## The exercise
Transcribe the material exactly. Images do not belong in the copy.

## Supplied material
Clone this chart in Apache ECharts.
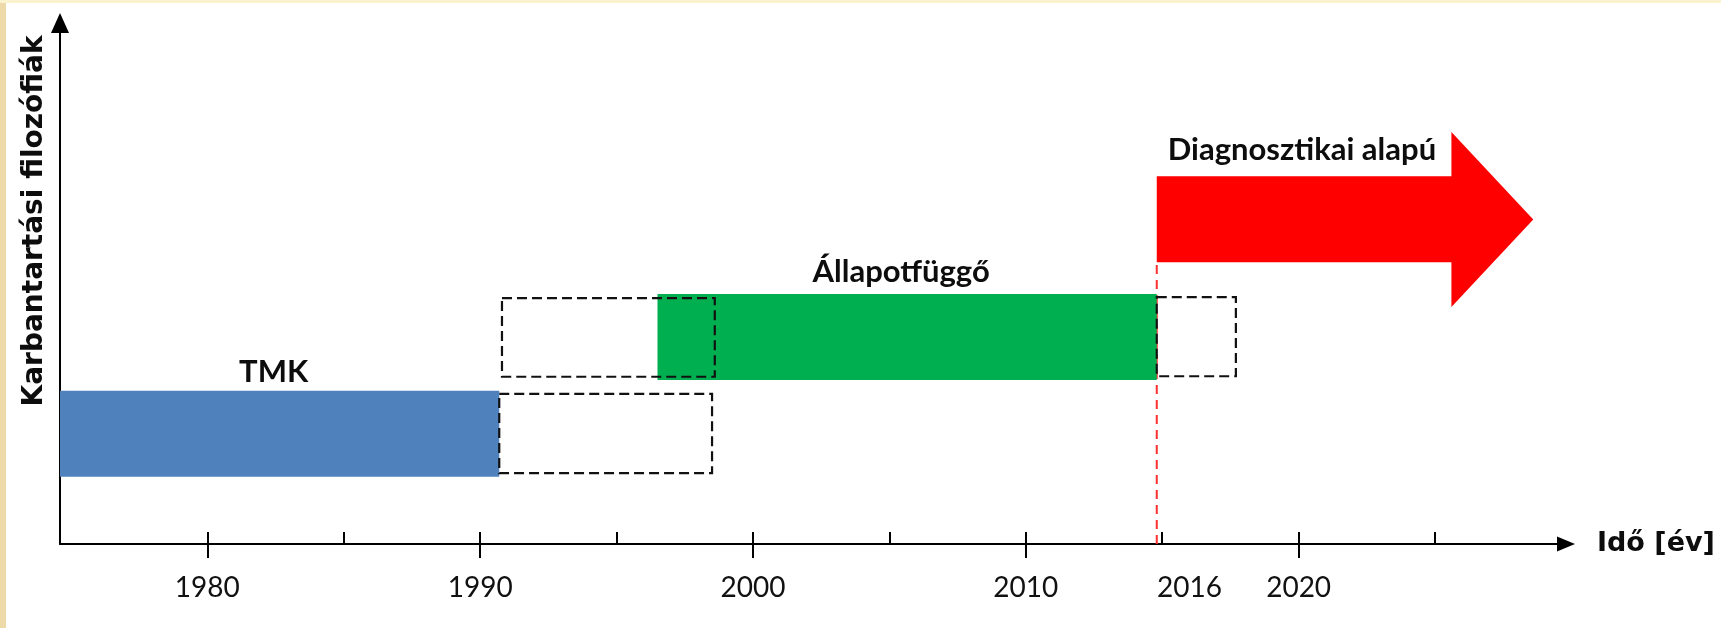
<!DOCTYPE html>
<html><head><meta charset="utf-8">
<script src="https://cdn.jsdelivr.net/npm/echarts@6/dist/echarts.min.js"></script>
<style>html,body{margin:0;padding:0;background:#fff}#c{width:1721px;height:628px}</style>
</head><body><div id="c"></div>
<script>
// ---- data (years on x, abstract level on y) ----
const phaseNames = ['TMK', 'Állapotfüggő', 'Diagnosztikai alapú'];
const phaseStart = [1974.6, 1996.5, 2014.8];
const phaseEnd = [1990.7, 2014.8, 2025.6];
const phaseLow = [12.9, 31.5, 54.1];
const phaseHigh = [29.4, 48.0, 70.6];
const phaseTip = [null, null, 2028.6];
const phaseHeadLow = [null, null, 45.5];
const phaseHeadHigh = [null, null, 79.1];
const extStart = [1990.7, 1990.8, 2014.8];
const extEnd = [1998.5, 1998.6, 2017.7];
const extLow = [13.6, 32.1, 32.2];
const extHigh = [28.8, 47.2, 47.4];
const markerYear = 2014.8;
const majorTicks = [1980, 1990, 2000, 2010, 2020];
const minorTicks = [1985, 1995, 2005, 2015, 2025];
const tickLabels = [1980, 1990, 2000, 2010, 2016, 2020];
const xName = 'Idő [év]';
const yName = 'Karbantartási filozófiák';
const xMin = 1974.6, xMax = 2029.8, yMin = 0, yMax = 100;

// ---- styles ----
const phaseColors = ['#4f81bd', '#00b050', '#ff0000'];
const labelFont = 'Lato, "Noto Sans", sans-serif';
const axisFont = '"DejaVu Sans", sans-serif';
const labelLift = [3, 6, 11];

const chart = echarts.init(document.getElementById('c'), null, {renderer: 'canvas'});

function renderPhase(params, api) {
  const i = params.dataIndex;
  const s = api.value(0), e = api.value(1), lo = api.value(2), hi = api.value(3);
  const tl = api.coord([s, hi]);
  const br = api.coord([e, lo]);
  const children = [];
  if (phaseTip[i] != null) {
    const hTop = api.coord([e, phaseHeadHigh[i]]);
    const hBot = api.coord([e, phaseHeadLow[i]]);
    const tip = api.coord([phaseTip[i], (phaseHeadLow[i] + phaseHeadHigh[i]) / 2]);
    children.push({
      type: 'polygon',
      shape: {points: [[tl[0], tl[1]], [br[0], tl[1]], [hTop[0], hTop[1]], [tip[0], tip[1]],
                       [hBot[0], hBot[1]], [br[0], br[1]], [tl[0], br[1]]]},
      style: {fill: phaseColors[i]}
    });
    children.push({
      type: 'text', x: tl[0] + 11, y: tl[1] - labelLift[i],
      style: {text: phaseNames[i], fontFamily: labelFont, fontWeight: 'bold', fontSize: 31,
              fill: '#0d0d0d', align: 'left', verticalAlign: 'bottom'}
    });
  } else {
    children.push({
      type: 'rect',
      shape: {x: tl[0], y: tl[1], width: br[0] - tl[0], height: br[1] - tl[1]},
      style: {fill: phaseColors[i]}
    });
    children.push({
      type: 'text', x: (tl[0] + br[0]) / 2 - 6, y: tl[1] - labelLift[i],
      style: {text: phaseNames[i], fontFamily: labelFont, fontWeight: 'bold', fontSize: 31,
              fill: '#0d0d0d', align: 'center', verticalAlign: 'bottom'}
    });
  }
  return {type: 'group', children};
}

function renderExt(params, api) {
  const tl = api.coord([api.value(0), api.value(3)]);
  const br = api.coord([api.value(1), api.value(2)]);
  return {
    type: 'rect',
    shape: {x: tl[0], y: tl[1], width: br[0] - tl[0], height: br[1] - tl[1]},
    style: {fill: 'none', stroke: '#111', lineWidth: 2.2, lineDash: [10, 5]}
  };
}

function renderMarker(params, api) {
  const a = api.coord([api.value(0), api.value(1)]);
  const b = api.coord([api.value(0), api.value(2)]);
  return {
    type: 'line',
    shape: {x1: a[0], y1: a[1], x2: b[0], y2: b[1]},
    style: {stroke: '#ff3030', lineWidth: 2, lineDash: [9, 6]}
  };
}

const option = {
  backgroundColor: '#ffffff',
  animation: false,
  graphic: [
    {type: 'rect', left: 0, top: 0, shape: {width: 6, height: 628}, style: {fill: '#eed9a8'}, z: -10},
    {type: 'rect', left: 0, top: 0, shape: {width: 1721, height: 3}, style: {fill: '#fbf2cf'}, z: -10}
  ],
  grid: {left: 60, right: 155, top: 23, bottom: 84},
  xAxis: [{
    type: 'value', min: xMin, max: xMax,
    name: xName, nameLocation: 'end', nameGap: 31,
    nameTextStyle: {fontFamily: axisFont, fontWeight: 'bold', fontSize: 27, color: '#0d0d0d', verticalAlign: 'middle'},
    axisLine: {show: true, symbol: ['none', 'triangle'], symbolSize: [15, 18], lineStyle: {color: '#000', width: 2}},
    axisTick: {show: true, inside: true, length: 12, customValues: majorTicks.concat(minorTicks), lineStyle: {color: '#000', width: 2}},
    axisLabel: {show: true, customValues: tickLabels, margin: 30, fontFamily: labelFont, fontSize: 28, color: '#111',
                formatter: v => String(v)},
    splitLine: {show: false}
  }, {
    type: 'value', min: xMin, max: xMax, position: 'bottom', offset: 0,
    axisLine: {show: false},
    axisTick: {show: true, inside: false, length: 14, customValues: majorTicks, lineStyle: {color: '#000', width: 2}},
    axisLabel: {show: false},
    splitLine: {show: false}
  }],
  yAxis: {
    type: 'value', min: yMin, max: yMax,
    name: yName, nameLocation: 'middle', nameRotate: 90, nameGap: 11,
    nameTextStyle: {fontFamily: axisFont, fontWeight: 'bold', fontSize: 28, color: '#0d0d0d', padding: [0, 0, 0, 125]},
    axisLine: {show: true, symbol: ['none', 'triangle'], symbolSize: [18, 20], lineStyle: {color: '#000', width: 2}},
    axisTick: {show: false}, axisLabel: {show: false}, splitLine: {show: false}
  },
  series: [{
    type: 'custom', name: 'marker', z: 1,
    renderItem: renderMarker,
    data: [[markerYear, yMin, phaseLow[2]]],
    encode: {x: 0, y: [1, 2]}
  }, {
    type: 'custom', name: 'phases', z: 2,
    renderItem: renderPhase,
    data: phaseNames.map((n, i) => [phaseStart[i], phaseEnd[i], phaseLow[i], phaseHigh[i]]),
    encode: {x: [0, 1], y: [2, 3]}
  }, {
    type: 'custom', name: 'extensions', z: 3,
    renderItem: renderExt,
    data: extStart.map((s, i) => [s, extEnd[i], extLow[i], extHigh[i]]),
    encode: {x: [0, 1], y: [2, 3]}
  }]
};
chart.setOption(option);
</script></body></html>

## Exercise result
Clone this chart in Apache ECharts.
<!DOCTYPE html>
<html><head><meta charset="utf-8">
<script src="https://cdn.jsdelivr.net/npm/echarts@6/dist/echarts.min.js"></script>
<style>html,body{margin:0;padding:0;background:#fff}#c{width:1721px;height:628px}</style>
</head><body><div id="c"></div>
<script>
// ---- data (years on x, abstract level on y) ----
const phaseNames = ['TMK', 'Állapotfüggő', 'Diagnosztikai alapú'];
const phaseStart = [1974.6, 1996.5, 2014.8];
const phaseEnd = [1990.7, 2014.8, 2025.6];
const phaseLow = [12.9, 31.5, 54.1];
const phaseHigh = [29.4, 48.0, 70.6];
const phaseTip = [null, null, 2028.6];
const phaseHeadLow = [null, null, 45.5];
const phaseHeadHigh = [null, null, 79.1];
const extStart = [1990.7, 1990.8, 2014.8];
const extEnd = [1998.5, 1998.6, 2017.7];
const extLow = [13.6, 32.1, 32.2];
const extHigh = [28.8, 47.2, 47.4];
const markerYear = 2014.8;
const majorTicks = [1980, 1990, 2000, 2010, 2020];
const minorTicks = [1985, 1995, 2005, 2015, 2025];
const tickLabels = [1980, 1990, 2000, 2010, 2016, 2020];
const xName = 'Idő [év]';
const yName = 'Karbantartási filozófiák';
const xMin = 1974.6, xMax = 2029.8, yMin = 0, yMax = 100;

// ---- styles ----
const phaseColors = ['#4f81bd', '#00b050', '#ff0000'];
const labelFont = 'Lato, "Noto Sans", sans-serif';
const axisFont = '"DejaVu Sans", sans-serif';
const labelLift = [3, 6, 11];

const chart = echarts.init(document.getElementById('c'), null, {renderer: 'canvas'});

function renderPhase(params, api) {
  const i = params.dataIndex;
  const s = api.value(0), e = api.value(1), lo = api.value(2), hi = api.value(3);
  const tl = api.coord([s, hi]);
  const br = api.coord([e, lo]);
  const children = [];
  if (phaseTip[i] != null) {
    const hTop = api.coord([e, phaseHeadHigh[i]]);
    const hBot = api.coord([e, phaseHeadLow[i]]);
    const tip = api.coord([phaseTip[i], (phaseHeadLow[i] + phaseHeadHigh[i]) / 2]);
    children.push({
      type: 'polygon',
      shape: {points: [[tl[0], tl[1]], [br[0], tl[1]], [hTop[0], hTop[1]], [tip[0], tip[1]],
                       [hBot[0], hBot[1]], [br[0], br[1]], [tl[0], br[1]]]},
      style: {fill: phaseColors[i]}
    });
    children.push({
      type: 'text', x: tl[0] + 11, y: tl[1] - labelLift[i],
      style: {text: phaseNames[i], fontFamily: labelFont, fontWeight: 'bold', fontSize: 31,
              fill: '#0d0d0d', align: 'left', verticalAlign: 'bottom'}
    });
  } else {
    children.push({
      type: 'rect',
      shape: {x: tl[0], y: tl[1], width: br[0] - tl[0], height: br[1] - tl[1]},
      style: {fill: phaseColors[i]}
    });
    children.push({
      type: 'text', x: (tl[0] + br[0]) / 2 - 6, y: tl[1] - labelLift[i],
      style: {text: phaseNames[i], fontFamily: labelFont, fontWeight: 'bold', fontSize: 31,
              fill: '#0d0d0d', align: 'center', verticalAlign: 'bottom'}
    });
  }
  return {type: 'group', children};
}

function renderExt(params, api) {
  const tl = api.coord([api.value(0), api.value(3)]);
  const br = api.coord([api.value(1), api.value(2)]);
  return {
    type: 'rect',
    shape: {x: tl[0], y: tl[1], width: br[0] - tl[0], height: br[1] - tl[1]},
    style: {fill: 'none', stroke: '#111', lineWidth: 2.2, lineDash: [10, 5]}
  };
}

function renderMarker(params, api) {
  const a = api.coord([api.value(0), api.value(1)]);
  const b = api.coord([api.value(0), api.value(2)]);
  return {
    type: 'line',
    shape: {x1: a[0], y1: a[1], x2: b[0], y2: b[1]},
    style: {stroke: '#ff3030', lineWidth: 2, lineDash: [9, 6]}
  };
}

const option = {
  backgroundColor: '#ffffff',
  animation: false,
  graphic: [
    {type: 'rect', left: 0, top: 0, shape: {width: 6, height: 628}, style: {fill: '#eed9a8'}, z: -10},
    {type: 'rect', left: 0, top: 0, shape: {width: 1721, height: 3}, style: {fill: '#fbf2cf'}, z: -10}
  ],
  grid: {left: 60, right: 155, top: 23, bottom: 84},
  xAxis: [{
    type: 'value', min: xMin, max: xMax,
    name: xName, nameLocation: 'end', nameGap: 31,
    nameTextStyle: {fontFamily: axisFont, fontWeight: 'bold', fontSize: 27, color: '#0d0d0d', verticalAlign: 'middle'},
    axisLine: {show: true, symbol: ['none', 'triangle'], symbolSize: [15, 18], lineStyle: {color: '#000', width: 2}},
    axisTick: {show: true, inside: true, length: 12, customValues: majorTicks.concat(minorTicks), lineStyle: {color: '#000', width: 2}},
    axisLabel: {show: true, customValues: tickLabels, margin: 30, fontFamily: labelFont, fontSize: 28, color: '#111',
                formatter: v => String(v)},
    splitLine: {show: false}
  }, {
    type: 'value', min: xMin, max: xMax, position: 'bottom', offset: 0,
    axisLine: {show: false},
    axisTick: {show: true, inside: false, length: 14, customValues: majorTicks, lineStyle: {color: '#000', width: 2}},
    axisLabel: {show: false},
    splitLine: {show: false}
  }],
  yAxis: {
    type: 'value', min: yMin, max: yMax,
    name: yName, nameLocation: 'middle', nameRotate: 90, nameGap: 11,
    nameTextStyle: {fontFamily: axisFont, fontWeight: 'bold', fontSize: 28, color: '#0d0d0d', padding: [0, 0, 0, 125]},
    axisLine: {show: true, symbol: ['none', 'triangle'], symbolSize: [18, 20], lineStyle: {color: '#000', width: 2}},
    axisTick: {show: false}, axisLabel: {show: false}, splitLine: {show: false}
  },
  series: [{
    type: 'custom', name: 'marker', z: 1,
    renderItem: renderMarker,
    data: [[markerYear, yMin, phaseLow[2]]],
    encode: {x: 0, y: [1, 2]}
  }, {
    type: 'custom', name: 'phases', z: 2,
    renderItem: renderPhase,
    data: phaseNames.map((n, i) => [phaseStart[i], phaseEnd[i], phaseLow[i], phaseHigh[i]]),
    encode: {x: [0, 1], y: [2, 3]}
  }, {
    type: 'custom', name: 'extensions', z: 3,
    renderItem: renderExt,
    data: extStart.map((s, i) => [s, extEnd[i], extLow[i], extHigh[i]]),
    encode: {x: [0, 1], y: [2, 3]}
  }]
};
chart.setOption(option);
</script></body></html>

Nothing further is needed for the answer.